Conforme dados do Ministério da Economia, o parcelamento dos precatórios do ano que vem, de R$ 89,1 bilhões, abriria espaço de R$ 35,5 bilhões, no Orçamento, resultado acima da folga anteriormente estimada para o teto de gastos, de R$ 30,4 bilhões, considerando uma inflação de 6,2% para correção das despesas, taxa menor do que as estimativas atuais, que caminham para 8%. Logo, se solução do CNJ, a folga será bem maior, lembrou Gouvêa, para a União se o mesmo limite for aplicado nos anos seguintes. “Todo ano tem processos e valores acima de R$ 50 bilhões, que vão ser acumulados da mesma forma. Eles precisam é serem pagos para não virarem uma bola de neve”, resumiu.
Além disso, o advogado alertou para o fato de que essa solução do CNJ vai interferir na independência do Poder Judiciário em vez de atacar a raiz do problema dos precatórios, que provoca tantos processos contra a União na Justiça. “Essa ideia não faz sendo, porque impõe um limite para o Judiciário trabalhar. O governo não está atacando a raiz do problema”, afirma Gouvêa.
“Neste momento, quando muitos criticam ataques à democracia, é preciso ficar atendo à questão dos precatórios, porque um dos ataques mais graves está ocorrendo. Ao limitar a ação do Poder Judiciário, o governo está dando um sinal de que a questão não é tão relevante quanto as demais.
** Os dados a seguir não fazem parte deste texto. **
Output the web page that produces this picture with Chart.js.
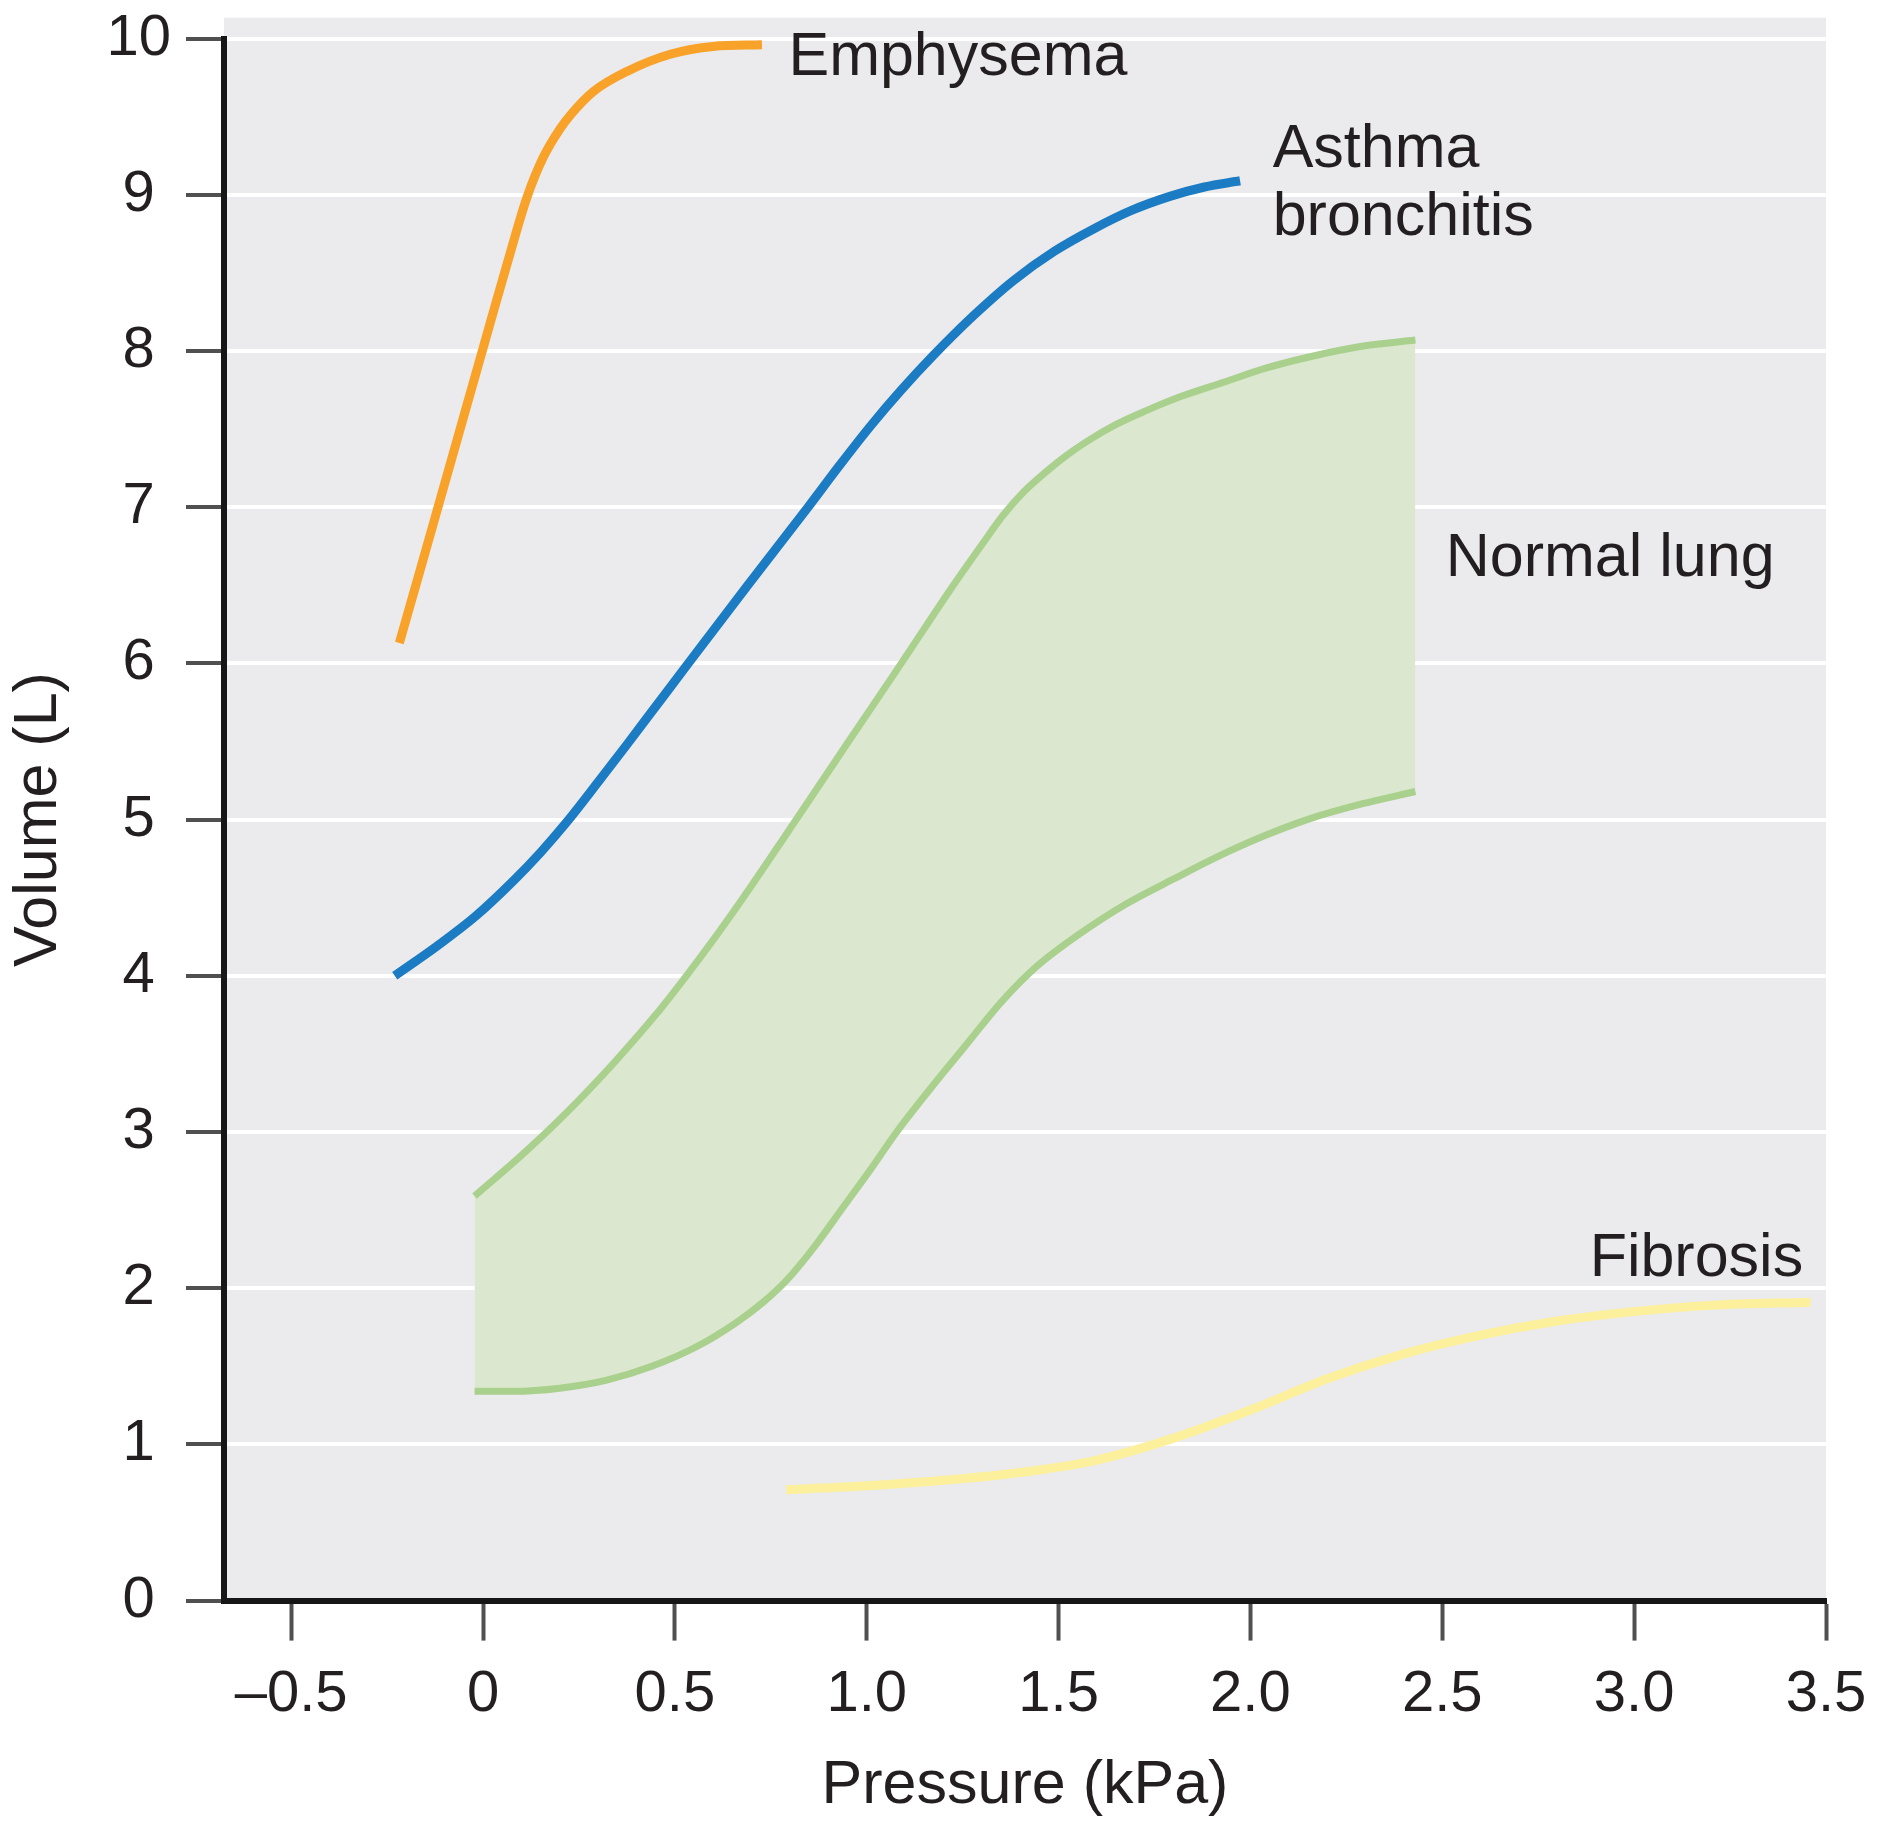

O que é muito preocupante”, alertou o representante da OAB.
De acordo com Gouvêa, a solução do CNJ está sendo buscada de forma atropelada e não poderá ser definida até amanhã, como espera do ministro Paulo Guedes, para poder incluí-la no Orçamento do ano que vem. Essa medida ainda precisará ter um parecer do fórum técnico do CNJ sobre o tema, o Fonaprec (Fórum Nacional dos Precatórios). “Até agora, não fomos consultados”, lamentou o advogado, que é membro do órgão.
O governo tenta encontrar uma saída para adiar parte dos R$ 89,1 bilhões da conta de precatórios do Orçamento de 2022 para abrir espaço para o novo Bolsa Família e outras despesas novas que o presidente Jair Bolsonaro (sem partido) vem prometendo para tentar melhorar a popularidade em pleno ano eleitoral, como o reajuste de servidores. De acordo com o ministro da Economia, Paulo Guedes, que precisa entregar a peça orçamentária até amanhã ao Congresso, como essa previsão precisa ser feita integralmente, o Orçamento ficará “inexequível”, podendo falar dinheiro até para salários, ameaça que foi criticada por especialistas.
Gouvêa lembrou que a OAB preparou uma lista de sete soluções para o problema dos precatórios que podem muito bem ser utilizadas sem ferir a Constituição e sem dar calote nos credores de uma dívida que não cabe mais recurso.
A primeira delas é a compensação fiscal e transação tributária de precatórios de estados e municípios que possuem dívidas com a União. A segunda proposta é a facilitação de credores comprarem imóveis públicos. Uma terceira solução seria a criação de certificado de recebíveis judiciais, como ocorre no setor privado com os Certificados de Recebíveis do Agronegócio (CRA) e Certificados de Recebíveis Imobiliários (CRI).
A quarta proposta da OAB para os precatórios é a emissão de títulos públicos de longo prazo para o pagamento dos credores dessas dívidas judiciais, o que ajudaria a alongar o prazo do endividamento da União. A quinta proposta é conciliação e mediação. A sexta, o uso de depósitos judiciais para financiar o pagamento de precatórios. E, por último, o direcionamento dos créditos decorrentes de precatórios para fundo de infraestrutura, via concessões pelo Programa de Parceria de Investimentos (PPI).